Les Visiteurs (http://www.imdb.com/title/tt0108500/), 1993.
The Planet of the Apes series comes close to fitting your criteria.
I know there are others, but I can't for the life of me think of them.
As for the meta-texts. Through the Looking Glass by Lewis Carroll is in the ballpark, as is Connie Willis's To Say Nothing of the Dog. Austen's own Northanger Abbey also comes close. Neverending Story by Michael Ende is fantastic and is right on the money, except that the story within the story is... the story. And quite a few of Diana Wynne Jones's also come close (eg. Fire and Hemlock, Homeward Bounders).
Again, I know there are more, but I can't think of them right now. Hopefully this will get you started anyway.
(no subject)
Date: 2008-10-07 10:20 pm (UTC)(no subject)
Date: 2008-10-07 11:49 pm (UTC)Austenland Shannon Hale.

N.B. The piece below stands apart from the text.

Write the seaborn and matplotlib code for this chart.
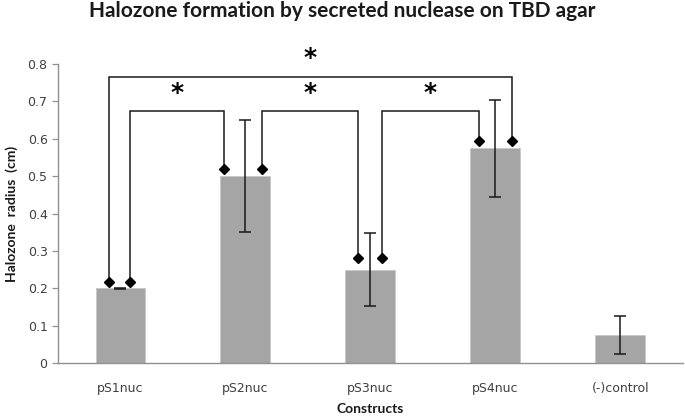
import matplotlib
matplotlib.use("Agg")
import matplotlib.pyplot as plt
import seaborn as sns
import pandas as pd
import numpy as np

categories = ["pS1nuc", "pS2nuc", "pS3nuc", "pS4nuc", "(-)control"]
radius = [0.200, 0.500, 0.250, 0.575, 0.075]
err = [0.002, 0.150, 0.097, 0.130, 0.050]
yticks = [0, 0.1, 0.2, 0.3, 0.4, 0.5, 0.6, 0.7, 0.8]
ytick_labels = ["0", "0.1", "0.2", "0.3", "0.4", "0.5", "0.6", "0.7", "0.8"]

# significance brackets: (left x, left diamond y, right x, right diamond y, top y, star y)
brackets = [
    (-0.09, 0.217, 3.13, 0.594, 0.765, 0.815),
    (0.08, 0.217, 0.83, 0.520, 0.674, 0.722),
    (1.13, 0.520, 1.90, 0.280, 0.674, 0.722),
    (2.09, 0.280, 2.87, 0.594, 0.674, 0.722),
]

sns.set_theme(style="white")
plt.rcParams["font.family"] = ["DejaVu Sans"]

df = pd.DataFrame({"Construct": categories, "Radius": radius})

fig = plt.figure(figsize=(6.85, 4.17), dpi=100)
ax = fig.add_axes([0.0847, 0.1295, 0.912, 0.717])

sns.barplot(data=df, x="Construct", y="Radius", color="#a5a5a5", saturation=1,
            width=0.4, edgecolor="#c8c8c8", linewidth=0.6, ax=ax, errorbar=None)
ax.errorbar(np.arange(len(categories)), radius, yerr=err, fmt="none",
            ecolor="#1a1a1a", elinewidth=1.1, capsize=4, capthick=1.1, zorder=3)

for lx, ly, rx, ry, ty, sy in brackets:
    ax.plot([lx, lx, rx, rx], [ly, ty, ty, ry], color="#1a1a1a", lw=1.1,
            solid_joinstyle="miter", zorder=4)
    ax.plot([lx, rx], [ly, ry], linestyle="none", marker="D", markersize=5.5,
            color="black", zorder=5)
    ax.text((lx + rx) / 2, sy, "*", ha="center", va="center", fontsize=18,
            fontweight="bold", color="black", family="DejaVu Sans")

ax.set_xlim(-0.5, len(categories) - 0.5)
ax.set_ylim(0, 0.8)
ax.set_yticks(yticks)
ax.set_yticklabels(ytick_labels)
ax.set_xticks(np.arange(len(categories)))
ax.set_xticklabels(categories)
ax.set_xticks(np.arange(len(categories) + 1) - 0.5, minor=True)
ax.tick_params(axis="x", which="major", length=0, pad=13.5, labelsize=9, labelcolor="#404040")
ax.tick_params(axis="x", which="minor", length=5, width=0.9, color="#909090", direction="out")
ax.tick_params(axis="y", which="major", length=4, width=0.9, color="#909090", direction="out",
               labelsize=9, labelcolor="#404040", left=True)

for s in ["top", "right"]:
    ax.spines[s].set_visible(False)
for s in ["left", "bottom"]:
    ax.spines[s].set_color("#909090")
    ax.spines[s].set_linewidth(1.0)

ax.set_xlabel("Constructs", fontsize=10, fontweight="bold", family="Lato", labelpad=6, color="#1a1a1a")
ax.set_ylabel("Halozone  radius  (cm)", fontsize=10, fontweight="bold", family="Lato", labelpad=7, color="#1a1a1a")

fig.text(0.5, 0.959, "Halozone formation by secreted nuclease on TBD agar", ha="center",
         va="baseline", fontsize=15, fontweight="bold", family="Lato", color="#1a1a1a")

fig.savefig("out.png", dpi=100)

Lost Memoirs of Jane Austen Syrie James
Confessions of a Jane Austen Addict Laurie Viera Rigler
Austen-inspired scifi you should read anywho:
The Magicians and Mrs. Quent Galen M. Beckett
and there's ages and ages of BAD Austen-inspired books (or just books that make me sad), like Mr. Darcy's Daughters and others whose authors I won't attempt to look up. I work in books, I shelve the fiction section, I see millions of books involving Darcy or Elizabeth.